そうして井上さんの文章は、『蟬しぐれ』の結末の名場面に、井上さんが「気になってしかたがない」箇所のことを、たまたま芝居を観にきてくださった藤沢さんに問いかけ、「珍しく迷惑顔」になった藤沢さんが、「さあ、わかりませんね」と応え、「いやなことを訊いてしまったなと後悔したが、その後悔はいまもつづいている。」と、結ばれている。
知ったかぶりをすることなく、気になっていた要の問を著者にして、いまだに「「いやなことを訊いてしまった」と後悔しつづける井上さんに深い共感と親しみを覚える。

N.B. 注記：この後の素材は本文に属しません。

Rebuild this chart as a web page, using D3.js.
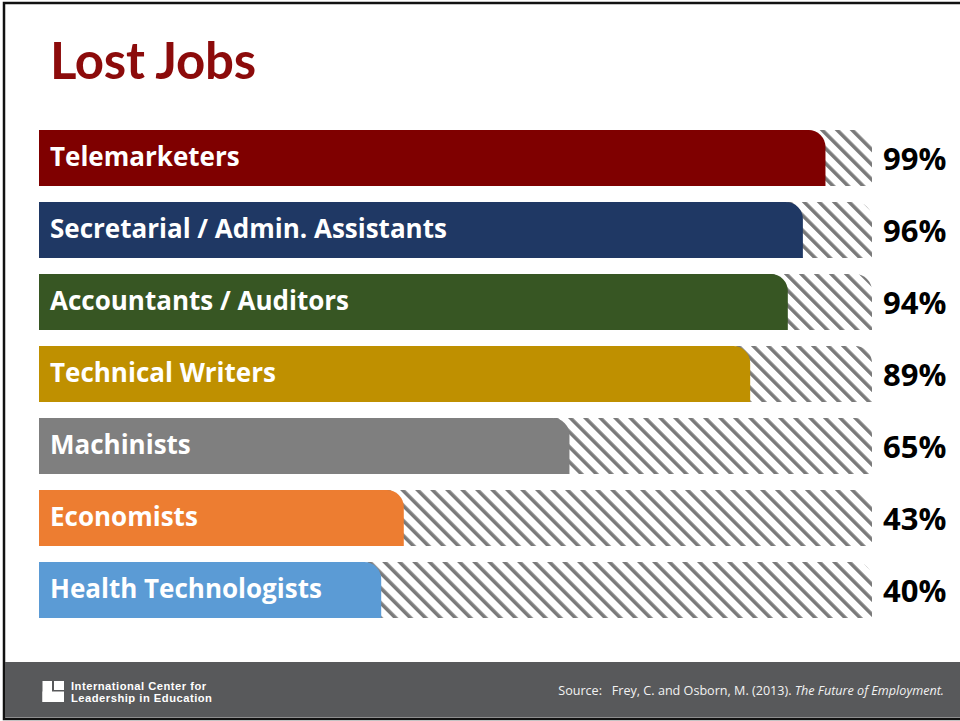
<!DOCTYPE html>
<html>
<head>
<meta charset="utf-8">
<script src="https://cdn.jsdelivr.net/npm/d3@7"></script>
<style>
  html, body { margin: 0; padding: 0; background: #fff; }
  svg { display: block; }
</style>
</head>
<body>
<script>
// ---- data ----
const title = "Lost Jobs";
const categories = [
  "Telemarketers",
  "Secretarial / Admin. Assistants",
  "Accountants / Auditors",
  "Technical Writers",
  "Machinists",
  "Economists",
  "Health Technologists"
];
const values = [99, 96, 94, 89, 65, 43, 40];
const palette = ["#7f0000", "#1f3864", "#375623", "#bf9000", "#7f7f7f", "#ed7d31", "#5b9bd5"];
const logoLines = ["International Center for", "Leadership in Education"];
const sourcePrefix = "Source:   Frey, C. and Osborn, M. (2013). ";
const sourceTitle = "The Future of Employment.";

// ---- layout ----
const W = 960, H = 721;
const barLeft = 39, trackRight = 872, radius = 17;

const svg = d3.select("body").append("svg")
  .attr("width", W).attr("height", H);

const defs = svg.append("defs");
const pat = defs.append("pattern")
  .attr("id", "hatch")
  .attr("patternUnits", "userSpaceOnUse")
  .attr("width", 10.6).attr("height", 10.6)
  .attr("patternTransform", "rotate(-45)");
pat.append("rect").attr("width", 10.6).attr("height", 10.6).attr("fill", "#ffffff");
pat.append("rect").attr("x", 0).attr("width", 3.6).attr("height", 10.6).attr("fill", "#7a7a7a");

// slide border
svg.append("rect")
  .attr("x", 4).attr("y", 3).attr("width", W + 10).attr("height", 716)
  .attr("fill", "#fff").attr("stroke", "#111").attr("stroke-width", 2.5);

// title
svg.append("text")
  .attr("x", 50).attr("y", 79)
  .attr("font-family", "Lato, sans-serif")
  .attr("font-weight", 700)
  .attr("font-size", 51)
  .attr("letter-spacing", -0.3)
  .attr("fill", "#8c0b0b")
  .text(title);

// scales
const y = d3.scaleBand()
  .domain(categories)
  .range([122, 626])
  .paddingInner(16 / 72)
  .paddingOuter(8 / 72);

const x = d3.scaleLinear().domain([0, 100]).range([80, 833]);

function roundedRight(x0, x1, y0, h, r) {
  const p = d3.path();
  p.moveTo(x0, y0);
  p.lineTo(x1 - r, y0);
  p.arcTo(x1, y0, x1, y0 + r, r);
  p.lineTo(x1, y0 + h);
  p.lineTo(x0, y0 + h);
  p.closePath();
  return p.toString();
}

const rows = svg.append("g").selectAll("g")
  .data(categories.map((c, i) => ({ c, v: values[i], i })))
  .join("g");

// hatched track
rows.append("path")
  .attr("d", d => roundedRight(barLeft, trackRight, y(d.c), y.bandwidth(), radius))
  .attr("fill", "url(#hatch)");

// bar
rows.append("path")
  .attr("d", d => roundedRight(barLeft, x(d.v), y(d.c), y.bandwidth(), radius))
  .attr("fill", d => palette[d.i]);

// category labels
rows.append("text")
  .attr("x", 50)
  .attr("y", d => y(d.c) + 36)
  .attr("font-family", "Open Sans, sans-serif")
  .attr("font-weight", 700)
  .attr("font-size", 26)
  .attr("fill", "#fff")
  .text(d => d.c);

// value labels
rows.append("text")
  .attr("x", 883)
  .attr("y", d => y(d.c) + 40)
  .attr("font-family", "Open Sans, sans-serif")
  .attr("font-weight", 700)
  .attr("font-size", 31)
  .attr("fill", "#000")
  .text(d => d.v + "%");

// footer
svg.append("rect")
  .attr("x", 5).attr("y", 662).attr("width", W).attr("height", 55.5)
  .attr("fill", "#58595b");

const logo = svg.append("g").attr("fill", "#fff");
logo.append("rect").attr("x", 42.5).attr("y", 681).attr("width", 9.5).attr("height", 21);
logo.append("rect").attr("x", 42.5).attr("y", 691.5).attr("width", 21.5).attr("height", 10.5);
logo.append("rect").attr("x", 54).attr("y", 681).attr("width", 10).attr("height", 9);

svg.append("g").selectAll("text")
  .data(logoLines)
  .join("text")
  .attr("x", 71)
  .attr("y", (d, i) => 689.6 + i * 12.6)
  .attr("font-family", "Liberation Sans, Arial, sans-serif")
  .attr("font-weight", 700)
  .attr("font-size", 11.2)
  .attr("letter-spacing", 0.5)
  .attr("fill", "#fff")
  .text(d => d);

const src = svg.append("text")
  .attr("x", 944).attr("y", 695)
  .attr("text-anchor", "end")
  .attr("font-family", "Open Sans, sans-serif")
  .attr("font-size", 12.6)
  .attr("fill", "#f2f2f2");
src.append("tspan").style("white-space", "pre").text(sourcePrefix);
src.append("tspan").attr("font-style", "italic").text(sourceTitle);
</script>
</body>
</html>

「日の光」についていえば、ここでの話とそれるけれども、私が米作りを始めて、最初から種をおろし、作りつづけているのが、「日の光」だ。自然農を始めて、日々思い知らされるように思っているのが、自然農では肥料を一切やることなく、水と土とそして日の光で、たゆみなく命である実りを授かるということだ。不思議さと天からの授かりものという思いをいつも抱いている。藤沢周平の作品はいまだ読んだことがないが、「日の光」をどのように描いているのか、日々対面する「日に光」がどのようなものであるかをより深く感じるためにも、『蟬しぐれ』から読んでみたいと思う。